Doch Lynch ist ein vielseitiger Künstler und zu seinem Werk zählen auch weiterhin Malerei, Zeichnung, Fotografie, Lithografie und sogar musikalische Projekte. Sein lithografisches Werk fertigt Lynch seit 2007 in der berühmten Pariser Druckerei-Werkstatt IDEM an (ehemals Druckerei Mourlot) in der schon Picasso, Matisse

und Chagall drucken ließen. Wie auch seine Filme ist Lynchs Kunst von Düsternis, Mehrdeutigkeit und dem „Uncanny“, dem Unheimlichen, geprägt.

David Lynch lebt in Los Angeles. Aufgrund einer schweren Lungenerkrankung ist der heute 78-Jährige inzwischen an sein Haus gebunden und beruflich eingeschränkt, will jedoch laut eigener Aussage niemals in den Ruhestand gehen.


Intellektuelle Unklarheiten


Spürbar fasziniert sind auch die direkt Beteiligten an dieser Ausstellung. Das hat zwar auch mit dem großen Namen David Lynch zu tun, doch das ist nur ein Randaspekt. Vielmehr geht es darum, dass die beiden Künstler diese Vielzahl verblüffender Ähnlichkeiten aufweisen - und dass diese Ähnlichkeiten auch in der Ausstellung nachvollziehbar sind.


Diese Faszination wird sich vor allem bei den Führungen auf das Publikum übertragen. Es macht durchaus Spaß, nah an die Kunstwerke heranzugehen und beinahe zu spüren, wie die Künstler gearbeitet haben.

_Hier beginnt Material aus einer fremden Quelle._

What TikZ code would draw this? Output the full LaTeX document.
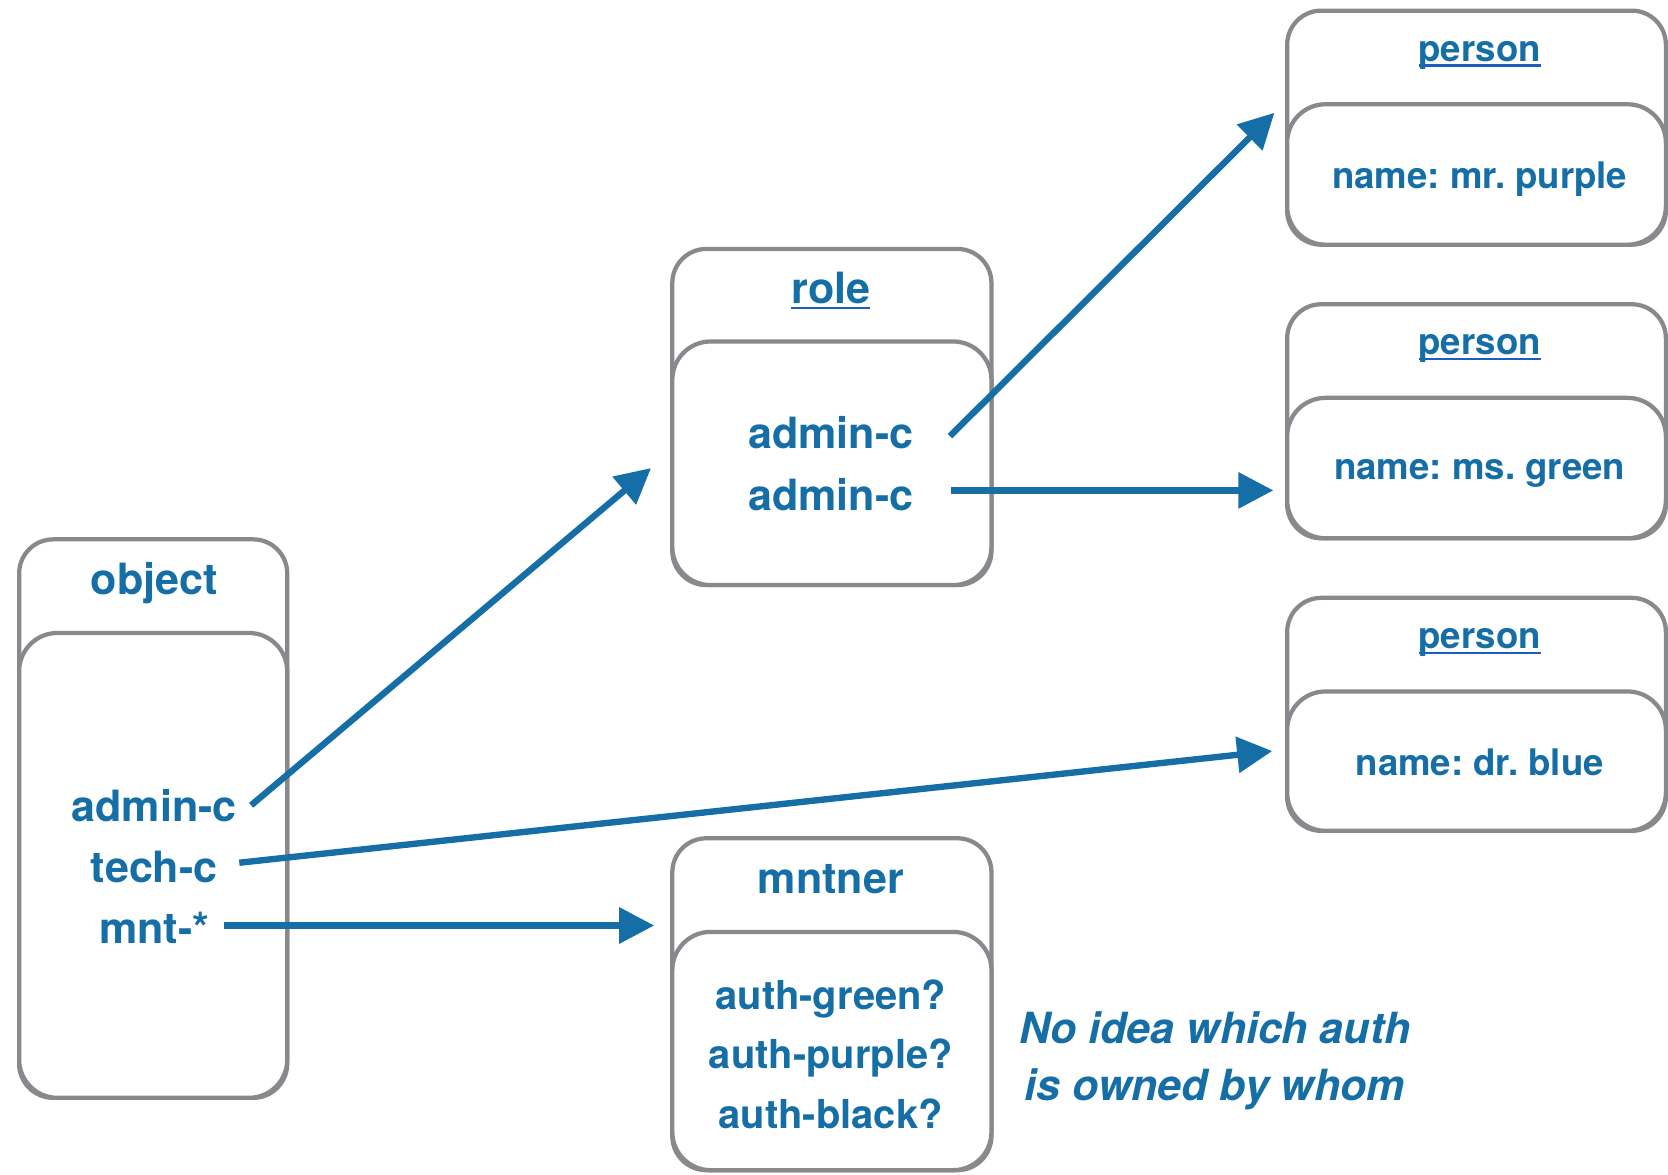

Nicht immer gelingt es, einen Sinn zu erkennen und manchmal scheitert man bereits an dem Versuch, das Motiv zu definieren. „Sie sind eben intellektuell unklar“, betont Alice mehrfach. Was nichts anderes ist, als eine Einladung, eigene Interpretationen anzustellen und diese vielleicht sogar mit den anderen Gästen der Ausstellung zu diskutieren. Anlass gäbe es genug.


David Lynch, Billy whispers to Sally, 2010. (Bild: David Lynch - Item Éditions, Paris)

Mehr als eine Ausstellung


Vielleicht kommt man dabei sogar an den Punkt, sich glücklich zu schätzen, das so eine Ausstellung eben nicht in Los Angeles oder Paris zu sehen ist, sondern in Oldenburg. „Eigentlich war es nicht vorgesehen, dass Alice zu diesem Zeitpunkt selbst etwas kuratiert“, gewährt Jutta Moster-Hoos einen Blick hinter die Kulissen. „Wir haben ihr gewissermaßen einen Vertrauensvorschuss gegeben - und der hat sich voll ausgezahlt.“ Anhand dieser Ausstellung zeige sich, wie gut es einem Haus wie dem Horst-Janssen-Museum tue, wenn man junge Leute mit anderen Blickwinkeln hereinhole. Insofern ist „My House is on Fire“ nicht nur eine Ausstellung - sondern gleichzeitig ein Beleg für die Potenziale des Stipendiums.


Aber selbst wenn dem nicht so wäre: Der Besuch der Ausstellung lohnt sich, deshalb lasst es auch nicht entgehen, wenn Janssen auf Lynch trifft! Näher kann man dem großartigen Kino-Surrealisten kaum kommen - und alle Oldenburger:innen müssen dafür nicht mal die eigene Stadt verlassen. Manchmal muss man einfach Glück haben!